◆ To do
Where a line of the listing below includes the word "standalone", reproduce that line.
[Begin Material for this task]
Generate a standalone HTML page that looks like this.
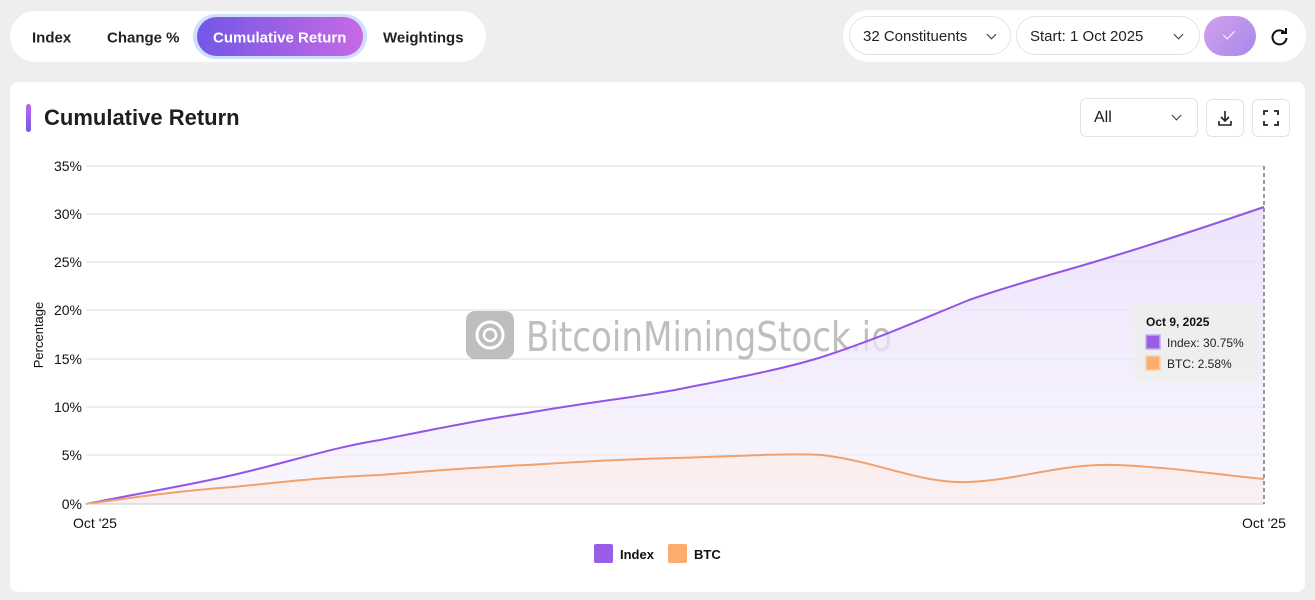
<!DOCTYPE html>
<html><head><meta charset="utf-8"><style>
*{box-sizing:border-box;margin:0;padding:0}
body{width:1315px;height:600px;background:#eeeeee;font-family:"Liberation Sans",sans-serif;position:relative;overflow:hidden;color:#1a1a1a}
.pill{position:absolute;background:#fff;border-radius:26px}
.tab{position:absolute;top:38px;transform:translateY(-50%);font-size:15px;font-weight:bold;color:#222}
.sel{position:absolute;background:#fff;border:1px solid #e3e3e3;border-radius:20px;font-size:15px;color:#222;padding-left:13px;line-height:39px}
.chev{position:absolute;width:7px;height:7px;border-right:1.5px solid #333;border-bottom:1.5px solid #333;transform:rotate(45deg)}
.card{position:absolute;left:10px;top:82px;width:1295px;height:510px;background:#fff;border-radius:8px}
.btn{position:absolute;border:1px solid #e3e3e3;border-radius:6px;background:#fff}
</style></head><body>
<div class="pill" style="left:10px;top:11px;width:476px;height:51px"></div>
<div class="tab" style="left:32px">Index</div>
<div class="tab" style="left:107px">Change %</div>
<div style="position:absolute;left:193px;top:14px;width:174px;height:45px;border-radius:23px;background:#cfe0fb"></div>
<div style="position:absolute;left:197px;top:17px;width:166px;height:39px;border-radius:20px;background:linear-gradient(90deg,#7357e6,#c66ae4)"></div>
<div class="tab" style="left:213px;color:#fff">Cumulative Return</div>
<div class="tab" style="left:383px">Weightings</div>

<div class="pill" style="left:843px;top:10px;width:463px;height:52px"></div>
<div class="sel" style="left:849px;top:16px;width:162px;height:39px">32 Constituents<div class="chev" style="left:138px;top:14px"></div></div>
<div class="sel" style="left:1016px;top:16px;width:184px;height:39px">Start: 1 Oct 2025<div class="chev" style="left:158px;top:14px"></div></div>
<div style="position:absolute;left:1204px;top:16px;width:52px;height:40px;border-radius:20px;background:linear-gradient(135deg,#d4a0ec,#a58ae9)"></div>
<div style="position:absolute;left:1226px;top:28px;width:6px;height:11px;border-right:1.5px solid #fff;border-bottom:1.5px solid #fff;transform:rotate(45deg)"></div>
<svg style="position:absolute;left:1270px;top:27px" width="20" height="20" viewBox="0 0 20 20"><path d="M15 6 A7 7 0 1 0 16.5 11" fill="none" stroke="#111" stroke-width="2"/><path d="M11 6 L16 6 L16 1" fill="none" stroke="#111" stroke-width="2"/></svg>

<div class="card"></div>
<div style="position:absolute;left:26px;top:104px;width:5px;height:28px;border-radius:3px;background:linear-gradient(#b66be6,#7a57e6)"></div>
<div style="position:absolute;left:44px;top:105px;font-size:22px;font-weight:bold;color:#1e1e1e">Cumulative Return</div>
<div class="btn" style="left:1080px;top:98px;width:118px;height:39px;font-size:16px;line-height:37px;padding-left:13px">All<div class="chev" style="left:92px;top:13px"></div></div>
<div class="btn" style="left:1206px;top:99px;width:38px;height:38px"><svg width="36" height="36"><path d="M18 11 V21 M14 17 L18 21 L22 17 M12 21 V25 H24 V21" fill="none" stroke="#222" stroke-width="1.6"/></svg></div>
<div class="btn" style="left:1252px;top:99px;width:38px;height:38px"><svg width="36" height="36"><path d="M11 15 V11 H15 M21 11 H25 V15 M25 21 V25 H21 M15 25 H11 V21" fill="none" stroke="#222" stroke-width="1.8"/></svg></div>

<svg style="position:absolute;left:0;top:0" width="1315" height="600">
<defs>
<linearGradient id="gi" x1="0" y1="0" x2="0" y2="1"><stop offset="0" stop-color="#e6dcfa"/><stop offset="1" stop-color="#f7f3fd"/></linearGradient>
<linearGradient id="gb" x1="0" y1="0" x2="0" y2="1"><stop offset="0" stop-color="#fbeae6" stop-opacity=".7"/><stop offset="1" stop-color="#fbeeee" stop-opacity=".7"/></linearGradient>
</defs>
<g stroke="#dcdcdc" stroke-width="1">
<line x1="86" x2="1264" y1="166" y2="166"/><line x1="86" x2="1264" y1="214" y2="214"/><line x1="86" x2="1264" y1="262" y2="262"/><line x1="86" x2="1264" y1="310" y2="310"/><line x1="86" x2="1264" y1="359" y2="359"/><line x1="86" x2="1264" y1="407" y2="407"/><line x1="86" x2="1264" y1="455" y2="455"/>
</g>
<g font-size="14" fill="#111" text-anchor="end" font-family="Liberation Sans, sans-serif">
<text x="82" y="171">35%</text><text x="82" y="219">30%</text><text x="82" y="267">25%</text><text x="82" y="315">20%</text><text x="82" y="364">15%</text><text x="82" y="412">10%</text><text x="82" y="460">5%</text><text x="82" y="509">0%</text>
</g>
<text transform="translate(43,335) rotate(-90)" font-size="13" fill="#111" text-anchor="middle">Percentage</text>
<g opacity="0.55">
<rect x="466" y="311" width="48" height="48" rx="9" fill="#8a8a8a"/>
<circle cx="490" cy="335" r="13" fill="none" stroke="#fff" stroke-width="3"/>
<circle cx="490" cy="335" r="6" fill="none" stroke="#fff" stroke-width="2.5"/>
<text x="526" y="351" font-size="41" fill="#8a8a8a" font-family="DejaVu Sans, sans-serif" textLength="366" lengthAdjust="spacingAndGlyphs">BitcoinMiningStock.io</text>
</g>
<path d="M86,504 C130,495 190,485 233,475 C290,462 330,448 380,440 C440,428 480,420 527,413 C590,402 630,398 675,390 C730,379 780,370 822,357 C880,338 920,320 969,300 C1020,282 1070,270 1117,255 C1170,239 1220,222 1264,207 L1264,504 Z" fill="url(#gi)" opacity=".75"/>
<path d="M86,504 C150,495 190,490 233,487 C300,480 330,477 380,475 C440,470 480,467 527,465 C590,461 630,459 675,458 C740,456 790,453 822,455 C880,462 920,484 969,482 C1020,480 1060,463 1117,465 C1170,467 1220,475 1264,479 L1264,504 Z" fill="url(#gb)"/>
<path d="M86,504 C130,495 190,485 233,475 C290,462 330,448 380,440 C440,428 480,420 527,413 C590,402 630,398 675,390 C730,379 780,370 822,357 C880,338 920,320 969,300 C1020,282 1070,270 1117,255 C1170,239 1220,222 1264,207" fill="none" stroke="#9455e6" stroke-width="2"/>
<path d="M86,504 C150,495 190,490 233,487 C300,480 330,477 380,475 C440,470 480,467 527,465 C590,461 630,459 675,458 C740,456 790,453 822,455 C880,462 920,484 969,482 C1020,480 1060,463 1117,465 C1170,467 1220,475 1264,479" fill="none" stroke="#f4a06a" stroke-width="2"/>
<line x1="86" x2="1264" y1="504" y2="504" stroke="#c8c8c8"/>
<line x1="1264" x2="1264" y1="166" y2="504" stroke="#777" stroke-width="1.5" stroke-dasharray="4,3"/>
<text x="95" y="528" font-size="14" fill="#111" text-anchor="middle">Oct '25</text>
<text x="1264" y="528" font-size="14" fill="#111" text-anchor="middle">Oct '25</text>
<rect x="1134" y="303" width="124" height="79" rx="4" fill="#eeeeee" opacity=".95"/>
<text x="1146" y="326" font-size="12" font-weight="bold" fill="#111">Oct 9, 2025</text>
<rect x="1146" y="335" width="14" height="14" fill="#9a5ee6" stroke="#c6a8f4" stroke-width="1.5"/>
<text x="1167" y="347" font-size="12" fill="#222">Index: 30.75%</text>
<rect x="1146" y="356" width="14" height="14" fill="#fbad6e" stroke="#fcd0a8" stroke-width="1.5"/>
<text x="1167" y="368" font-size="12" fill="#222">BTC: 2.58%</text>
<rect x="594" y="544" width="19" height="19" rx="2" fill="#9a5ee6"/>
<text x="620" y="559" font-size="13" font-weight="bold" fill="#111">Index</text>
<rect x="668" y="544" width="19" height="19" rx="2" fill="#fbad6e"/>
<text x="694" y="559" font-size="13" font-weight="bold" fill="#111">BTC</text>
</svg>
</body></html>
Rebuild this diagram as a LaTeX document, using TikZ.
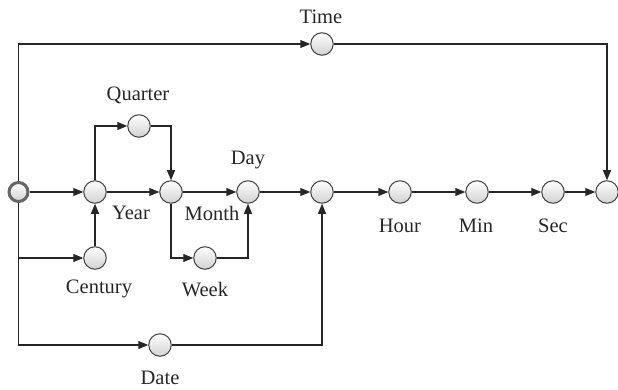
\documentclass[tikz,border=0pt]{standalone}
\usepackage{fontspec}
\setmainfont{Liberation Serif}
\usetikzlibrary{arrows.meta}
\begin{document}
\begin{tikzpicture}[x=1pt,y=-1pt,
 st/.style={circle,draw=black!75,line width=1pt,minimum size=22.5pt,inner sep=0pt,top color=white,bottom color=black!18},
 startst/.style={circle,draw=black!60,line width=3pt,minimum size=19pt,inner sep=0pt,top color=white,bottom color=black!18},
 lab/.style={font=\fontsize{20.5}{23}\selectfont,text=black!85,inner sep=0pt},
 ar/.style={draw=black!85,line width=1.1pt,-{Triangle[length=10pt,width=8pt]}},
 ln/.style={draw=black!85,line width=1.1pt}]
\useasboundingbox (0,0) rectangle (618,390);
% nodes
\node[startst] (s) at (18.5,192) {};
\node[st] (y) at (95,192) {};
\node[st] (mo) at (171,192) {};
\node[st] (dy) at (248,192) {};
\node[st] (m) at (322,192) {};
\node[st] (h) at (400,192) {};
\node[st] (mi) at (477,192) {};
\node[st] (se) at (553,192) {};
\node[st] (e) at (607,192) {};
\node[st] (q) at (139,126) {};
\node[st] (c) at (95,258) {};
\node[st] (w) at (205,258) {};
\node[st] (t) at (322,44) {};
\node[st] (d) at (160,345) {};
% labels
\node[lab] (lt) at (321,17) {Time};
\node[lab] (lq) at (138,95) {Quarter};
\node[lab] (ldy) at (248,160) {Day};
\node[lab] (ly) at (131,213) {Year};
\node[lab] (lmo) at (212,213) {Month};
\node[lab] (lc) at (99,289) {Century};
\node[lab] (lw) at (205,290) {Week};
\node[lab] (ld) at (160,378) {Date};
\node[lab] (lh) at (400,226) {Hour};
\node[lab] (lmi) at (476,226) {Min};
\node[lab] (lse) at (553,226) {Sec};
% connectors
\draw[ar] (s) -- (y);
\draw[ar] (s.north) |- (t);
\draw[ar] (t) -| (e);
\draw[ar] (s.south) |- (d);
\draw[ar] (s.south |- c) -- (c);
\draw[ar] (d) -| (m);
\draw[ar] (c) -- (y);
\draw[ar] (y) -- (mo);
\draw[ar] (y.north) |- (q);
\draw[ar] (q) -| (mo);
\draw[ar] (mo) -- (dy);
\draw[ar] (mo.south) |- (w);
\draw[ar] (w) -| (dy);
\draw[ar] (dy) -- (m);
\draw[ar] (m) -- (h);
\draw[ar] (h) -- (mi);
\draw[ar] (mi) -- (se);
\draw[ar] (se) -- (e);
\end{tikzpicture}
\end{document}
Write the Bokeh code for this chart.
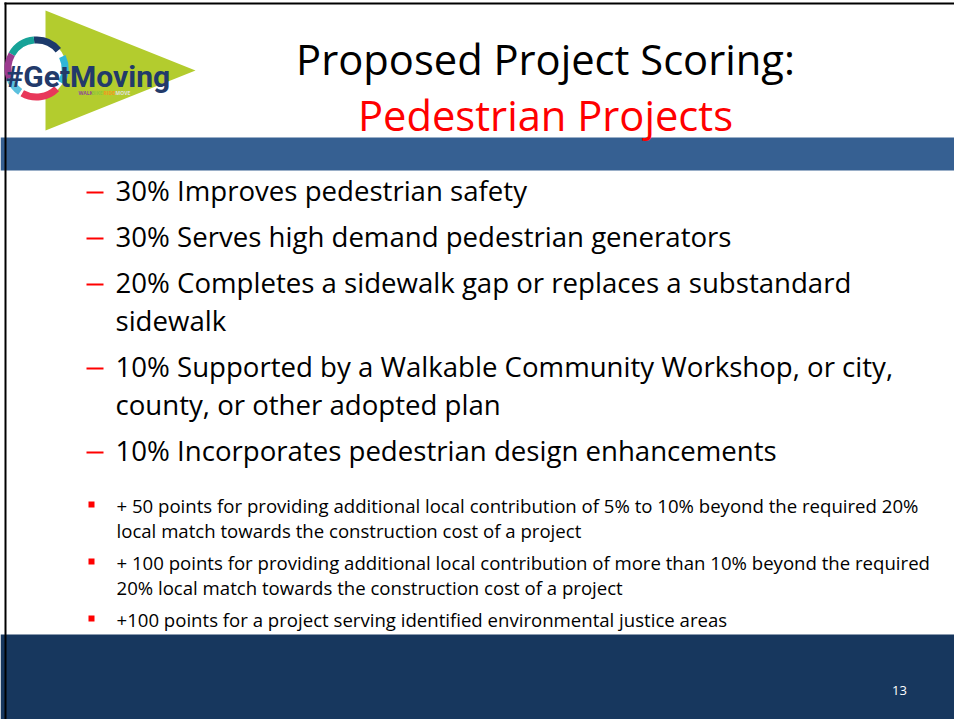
[End Material for this task]
◆ Task solution
Generate a standalone HTML page that looks like this.
\documentclass[tikz,border=0pt]{standalone}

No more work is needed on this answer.